SOFR means the Secured Overnight Financing Rate published by the
Federal Reserve Bank of New York (or a successor administrator).
* * * * *
Subpart B--Eligibility; Endorsement
0
5. Amend Sec. 206.21 by revising paragraphs (b)(1)(ii) and (b)(2) to
read as follows:
Sec. 206.21 Interest rate.
* * * * *
(b) * * *
(1) * * *
(ii) Interest rate index. (A) CMT and SOFR Indices. Changes in the
mortgage interest rate charged on an adjustable interest rate mortgage
must correspond to changes in the weekly average yield on U.S. Treasury
securities (CMT) adjusted to a constant maturity of one year; to the
30-day average Secured Overnight Financing Rate (SOFR) adjusted to a
constant maturity of one year; or to an alternative SOFR tenor approved
by the Secretary. The Secretary may publish approved SOFR tenors as
alternatives to the 30-day SOFR tenor through notice. The index type
used to calculate the initial mortgage interest rate must be the same
index type used to calculate the mortgage interest rate adjustments,
except as provided in (B) of this section. Commingling of index types
for the mortgage interest rate and adjustments is not otherwise
allowed, unless approved by the Secretary. Unless otherwise provided in
this section, each change in the mortgage interest rate must correspond
to the upward and downward change in the index, except that downward
changes in the index will not result in a mortgage interest rate that
is less than zero.
(B) Transition for existing mortgages indexed to LIBOR. Mortgages
with an existing adjustable interest rate indexed to the London
Interbank Offered Rate (LIBOR) must be transitioned to the spread-
adjusted SOFR replacement index approved by the Secretary by the next
interest rate adjustment date for the mortgage on or after the
Replacement Date. Notice of the transition to the SOFR replacement
index must be sent to the borrower in accordance with the mortgage
documents. The Secretary will publish through notice any additional
requirements for the transition of existing mortgages.
* * * * *
(2) Monthly adjustable interest rate HECMs. If a mortgage meeting
the requirements of paragraph (b)(1) of this section is offered, the
mortgagee may also offer a mortgage which provides for monthly
adjustments to the interest rate subject to the following requirements:
(i) Interest Rate Index. Changes in the interest rate charged on an
adjustable interest rate mortgage shall correspond to changes in the
weekly average yield on U.S. Treasury securities (CMT) adjusted to a
constant maturity of one year, to the weekly average yield on CMT
adjusted to one-month, or to an alternative SOFR index approved by the
Secretary. The index type used to calculate the initial mortgage
interest rate must be the same index type used to calculate the
mortgage interest rate adjustments, except as provided in (b)(1)(ii)(B)

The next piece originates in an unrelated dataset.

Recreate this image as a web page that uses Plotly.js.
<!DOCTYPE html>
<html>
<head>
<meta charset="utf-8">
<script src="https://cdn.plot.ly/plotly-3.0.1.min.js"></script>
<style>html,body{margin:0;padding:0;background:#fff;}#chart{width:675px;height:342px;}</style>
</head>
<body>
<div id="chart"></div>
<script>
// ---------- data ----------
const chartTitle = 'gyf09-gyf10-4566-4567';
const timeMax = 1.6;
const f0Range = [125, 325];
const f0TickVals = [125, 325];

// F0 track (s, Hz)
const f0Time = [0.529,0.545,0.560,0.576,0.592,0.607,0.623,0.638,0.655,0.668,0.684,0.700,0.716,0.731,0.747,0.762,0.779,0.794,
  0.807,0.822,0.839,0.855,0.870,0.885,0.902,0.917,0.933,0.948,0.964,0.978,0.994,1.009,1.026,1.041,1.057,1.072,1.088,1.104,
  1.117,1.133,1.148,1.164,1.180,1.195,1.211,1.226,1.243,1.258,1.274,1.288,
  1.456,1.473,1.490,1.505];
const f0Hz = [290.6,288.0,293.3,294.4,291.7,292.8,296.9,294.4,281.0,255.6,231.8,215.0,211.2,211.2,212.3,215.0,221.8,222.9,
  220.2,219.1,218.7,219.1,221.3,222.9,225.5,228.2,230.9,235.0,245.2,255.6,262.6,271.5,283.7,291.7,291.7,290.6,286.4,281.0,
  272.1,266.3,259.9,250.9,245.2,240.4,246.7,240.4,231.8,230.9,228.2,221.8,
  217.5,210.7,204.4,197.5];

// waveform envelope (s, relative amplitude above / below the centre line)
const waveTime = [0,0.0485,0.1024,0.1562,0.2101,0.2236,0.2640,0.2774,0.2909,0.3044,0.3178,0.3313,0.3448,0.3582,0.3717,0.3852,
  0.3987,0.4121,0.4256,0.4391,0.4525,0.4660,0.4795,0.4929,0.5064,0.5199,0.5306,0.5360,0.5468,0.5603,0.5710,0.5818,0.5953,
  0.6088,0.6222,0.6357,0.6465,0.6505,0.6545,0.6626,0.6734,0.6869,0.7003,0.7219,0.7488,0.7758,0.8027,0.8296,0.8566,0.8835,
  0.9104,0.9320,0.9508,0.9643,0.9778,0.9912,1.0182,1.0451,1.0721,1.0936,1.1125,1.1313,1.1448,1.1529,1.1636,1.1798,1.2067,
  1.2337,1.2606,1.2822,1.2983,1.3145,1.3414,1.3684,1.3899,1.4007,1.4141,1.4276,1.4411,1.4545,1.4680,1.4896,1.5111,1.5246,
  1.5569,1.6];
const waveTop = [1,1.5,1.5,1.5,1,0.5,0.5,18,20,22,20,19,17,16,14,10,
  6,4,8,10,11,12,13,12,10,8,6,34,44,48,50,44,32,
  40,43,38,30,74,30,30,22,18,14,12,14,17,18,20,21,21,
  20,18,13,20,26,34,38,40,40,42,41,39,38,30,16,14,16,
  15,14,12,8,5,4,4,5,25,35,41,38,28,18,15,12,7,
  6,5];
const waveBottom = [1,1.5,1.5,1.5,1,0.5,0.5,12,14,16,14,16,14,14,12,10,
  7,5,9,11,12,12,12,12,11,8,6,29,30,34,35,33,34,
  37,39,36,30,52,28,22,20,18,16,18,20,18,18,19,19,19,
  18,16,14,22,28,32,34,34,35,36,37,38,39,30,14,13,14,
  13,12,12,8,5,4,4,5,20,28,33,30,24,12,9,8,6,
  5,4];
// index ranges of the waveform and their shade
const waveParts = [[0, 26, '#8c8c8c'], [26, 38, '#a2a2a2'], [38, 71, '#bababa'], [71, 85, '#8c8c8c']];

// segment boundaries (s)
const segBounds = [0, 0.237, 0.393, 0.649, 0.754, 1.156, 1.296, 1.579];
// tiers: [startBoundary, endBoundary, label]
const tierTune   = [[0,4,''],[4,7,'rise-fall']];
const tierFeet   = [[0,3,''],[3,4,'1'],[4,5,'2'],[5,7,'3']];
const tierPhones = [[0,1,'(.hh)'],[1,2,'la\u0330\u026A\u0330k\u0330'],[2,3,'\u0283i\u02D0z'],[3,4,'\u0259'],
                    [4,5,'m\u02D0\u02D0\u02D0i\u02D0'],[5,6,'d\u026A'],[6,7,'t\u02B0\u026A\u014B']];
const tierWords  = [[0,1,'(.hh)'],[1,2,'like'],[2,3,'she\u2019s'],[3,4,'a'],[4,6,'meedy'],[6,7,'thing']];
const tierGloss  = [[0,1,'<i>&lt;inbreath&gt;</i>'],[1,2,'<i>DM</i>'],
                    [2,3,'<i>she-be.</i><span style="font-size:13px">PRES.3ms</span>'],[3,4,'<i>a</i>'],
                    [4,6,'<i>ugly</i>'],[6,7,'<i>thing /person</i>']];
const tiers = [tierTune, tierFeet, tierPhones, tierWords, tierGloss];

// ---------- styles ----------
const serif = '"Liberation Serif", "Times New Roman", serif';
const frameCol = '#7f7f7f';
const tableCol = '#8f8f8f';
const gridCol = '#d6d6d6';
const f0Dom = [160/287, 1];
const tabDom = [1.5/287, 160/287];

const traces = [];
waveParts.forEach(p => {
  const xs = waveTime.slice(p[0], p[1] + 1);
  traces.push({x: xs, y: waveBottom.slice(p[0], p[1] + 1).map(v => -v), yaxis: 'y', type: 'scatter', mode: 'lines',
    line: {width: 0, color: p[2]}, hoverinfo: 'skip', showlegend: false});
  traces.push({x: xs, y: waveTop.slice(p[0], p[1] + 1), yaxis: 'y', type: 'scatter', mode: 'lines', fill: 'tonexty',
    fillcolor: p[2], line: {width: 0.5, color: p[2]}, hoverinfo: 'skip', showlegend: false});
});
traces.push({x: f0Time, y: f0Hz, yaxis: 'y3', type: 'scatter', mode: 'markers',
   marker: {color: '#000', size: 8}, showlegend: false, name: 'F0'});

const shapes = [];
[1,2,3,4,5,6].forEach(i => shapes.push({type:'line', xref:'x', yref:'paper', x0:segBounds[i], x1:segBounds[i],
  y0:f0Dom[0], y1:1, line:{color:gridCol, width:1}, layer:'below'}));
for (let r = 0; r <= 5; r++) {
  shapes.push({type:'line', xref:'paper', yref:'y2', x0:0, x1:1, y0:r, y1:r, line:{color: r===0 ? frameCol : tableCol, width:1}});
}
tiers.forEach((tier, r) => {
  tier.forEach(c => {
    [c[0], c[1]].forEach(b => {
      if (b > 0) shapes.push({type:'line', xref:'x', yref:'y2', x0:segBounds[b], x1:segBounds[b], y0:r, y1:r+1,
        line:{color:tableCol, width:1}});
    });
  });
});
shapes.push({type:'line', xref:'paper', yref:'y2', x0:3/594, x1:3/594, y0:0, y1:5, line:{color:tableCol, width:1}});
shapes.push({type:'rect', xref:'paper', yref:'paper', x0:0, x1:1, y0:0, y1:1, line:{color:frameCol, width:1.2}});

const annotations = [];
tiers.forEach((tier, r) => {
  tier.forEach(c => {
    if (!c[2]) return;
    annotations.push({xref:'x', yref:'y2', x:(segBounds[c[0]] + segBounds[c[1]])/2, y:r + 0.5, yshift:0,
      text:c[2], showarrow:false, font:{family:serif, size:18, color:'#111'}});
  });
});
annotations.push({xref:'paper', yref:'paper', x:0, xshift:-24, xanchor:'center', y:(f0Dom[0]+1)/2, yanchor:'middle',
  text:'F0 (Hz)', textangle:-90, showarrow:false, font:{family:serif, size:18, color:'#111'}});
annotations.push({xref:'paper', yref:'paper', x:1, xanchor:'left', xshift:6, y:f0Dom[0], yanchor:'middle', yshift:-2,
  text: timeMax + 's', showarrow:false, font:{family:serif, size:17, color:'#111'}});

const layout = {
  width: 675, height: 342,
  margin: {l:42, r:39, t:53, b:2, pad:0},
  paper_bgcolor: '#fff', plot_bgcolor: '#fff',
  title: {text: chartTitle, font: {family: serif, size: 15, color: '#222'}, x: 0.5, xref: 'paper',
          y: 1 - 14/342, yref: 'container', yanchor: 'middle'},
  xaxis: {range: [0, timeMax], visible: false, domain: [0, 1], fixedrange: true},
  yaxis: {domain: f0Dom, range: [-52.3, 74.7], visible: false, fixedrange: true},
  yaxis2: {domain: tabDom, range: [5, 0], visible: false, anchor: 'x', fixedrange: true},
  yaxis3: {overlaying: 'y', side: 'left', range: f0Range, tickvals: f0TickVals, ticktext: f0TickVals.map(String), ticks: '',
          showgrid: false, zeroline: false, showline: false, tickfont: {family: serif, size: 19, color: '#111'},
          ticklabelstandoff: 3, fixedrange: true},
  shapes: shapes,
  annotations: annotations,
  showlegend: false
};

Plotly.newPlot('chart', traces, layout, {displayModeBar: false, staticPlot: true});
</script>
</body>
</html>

of this section. Commingling of index types for the mortgage interest
rate and adjustments is not otherwise allowed, unless approved by the
Secretary. Unless otherwise provided in this section, each change in
the Note rate must correspond to the upward and downward change in the
index, except that downward changes in the index will not result in a
Note rate that is less than zero.
(ii) Frequency of interest rate changes.
(A) The interest rate adjustments must occur monthly, calculated
from the date of the closing, except that the first adjustment shall be
no sooner than 30 days (28 days for February, as applicable) or later
than three months from the date of the closing.
(B) To set the new interest rate, the mortgagee will determine the
change between the initial (i.e., base) index figure and the current
index figure, or will add a specific margin to the current index
figure. The initial index figure shall be the most recent figure
available before the date of mortgage loan origination. The current
index figure shall be the most recent index figure available 30 days
(28 days for February, as applicable) before the date of each interest
rate adjustment.
(iii) Magnitude of Changes. The initial mortgage interest rate
shall be agreed upon by the mortgagee and the borrower. Adjustments in
the effective rate of interest over the entire term of the mortgage may
not result in a change in either direction of more than five percentage
points from the initial contract interest rate.
* * * * *
Julia R. Gordon,
Assistant Secretary for Housing--FHA Commissioner.